The book contains 140 chapters with titles capturing the essence of an episode (e.g. Zeus becomes King; The Death of Theseus), and is divided into five sections: The Gods, Gods and Mortals, Heroes, The Trojan War, and The Returns. Of these especially Heroes is much longer than the others, and is in turn subdivided into sections bearing the name of a particular hero (Perseus, Bellerophon, Cadmus, Heracles, Atalanta, Orpheus, Jason, Meleager, Theseus, and Oedipus). The Gods covers much material from Hesiod’s Theogony and the Homeric Hymns; Gods and Mortals takes the Prometheus myth and proceeds among others with a selection of myths best known from Ovid’s Metamorphoses; The Heroes tells stories that accrued to the eponymous heroes of the subsections, often inspired by Attic tragedy. Finally, the two last sections gather together the stories of the Trojan Cycle (especially of course the Iliad) and the Nostoi (in particular the Odyssey). But a quick look at the notes reveals many other sources besides (chief among them obviously Pseudo-Apollodorus and Hyginus, but also less obvious ones like Eratosthenes, Plato, the lyric poets, the fragmentary Greek Historians, and a wealth of vase paintings, referenced with catalogue numbers.) All the literary sources are laid out in a very complete timetable which also helpfully explains abbreviations like FrGrH and OCD. The book closes with an index of characters, which refers the readers to the chapters where they feature. Throughout, the book is illustrated with black and white images designed by Tristan Johnston (yes, a relation) and the handsome hardback edition also features two maps on the inside of the cover, one of the Mediterranean and one outlining the voyage of Argo (as told by Apollonius of Rhodes).

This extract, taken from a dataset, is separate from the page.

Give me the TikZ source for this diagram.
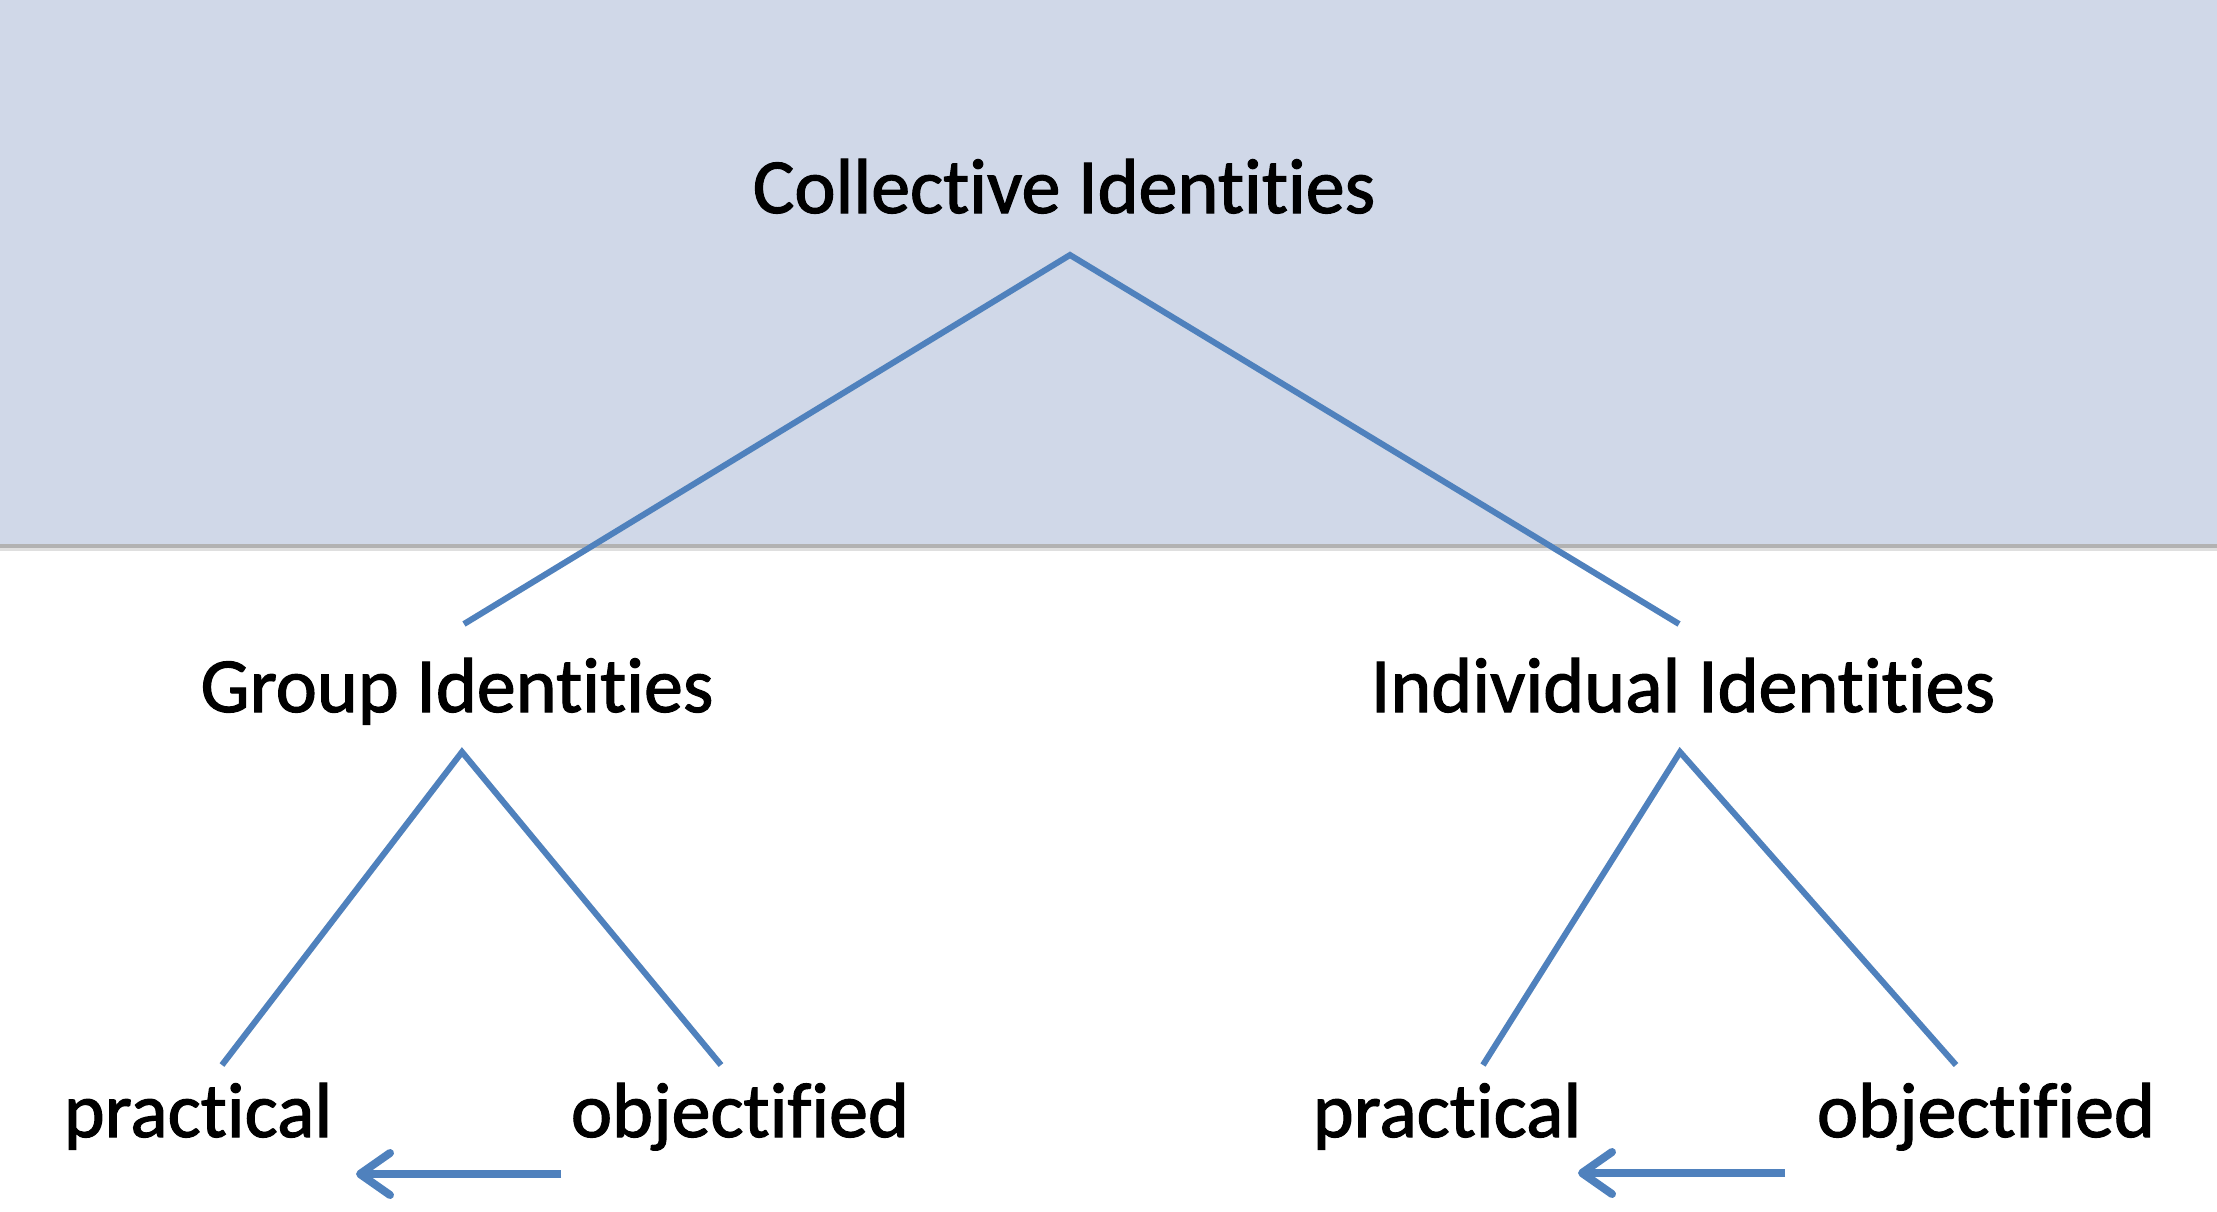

Teaching a University Minor on Greek myth for third year BA students this semester, I found myself frequently wishing I had encountered this book before the academic year had started, and I can only express the hope that many instructors, students, and readers within and beyond academia will find their way to these crisp and compelling narratives and the enlightening introduction and end materials: this is a truly wonderful book for anyone interested in Greek myth, and it is written in an accessible, engaging and beautiful style that does credit to the timeless inspiration of these stories.

 

Notes

[1] Edith Hamilton ([1940] 1969), Greek Mythology. Timeless Tales of Gods and Heroes. Little, Brown, Boston.

[2] This idea also formed part of the thesis of  Johnston’s 2018 book The Story of Myth, Harvard University Press.

[3] Timothy Gantz ([1993], 1996), Early Greek Myth: A Guide to Literary and Artistic Sources, Johns Hopkins University Press.